The Master Plan, which is generally applauded as a worthy compass for the development of the region, needs to be reviewed, updated and re-activated. There is no gainsaying that a comprehensive plan is necessary for any meaningful development to take place. No state can progress without a plan which will benchmark where we are going in the short, medium and long term. Hopefully, the resuscitation of the statutory organs of the NDDC will bring changes, especially as the new team at the Dappa Briye House, the NDDC headquarters, appears set to do things differently. In the words of the Acting MD: “the IMC is here to reposition NDDC and also to bring development to the Niger Delta region.”

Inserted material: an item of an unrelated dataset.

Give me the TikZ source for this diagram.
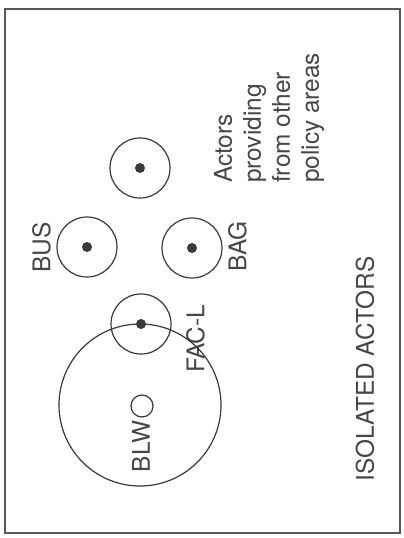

For better results, the Prof Pondei-led management should set clear and measurable targets for the all stakeholders to accelerate the development of Nigeria’s oil-rich region. They should set benchmarks for each of the development partners. The NDDC, on its part, has a duty to strengthen the new attitude of cooperation and collaboration to create harmony with states and local governments in the region so that development efforts would not be too burdensome on it as an interventionist agency.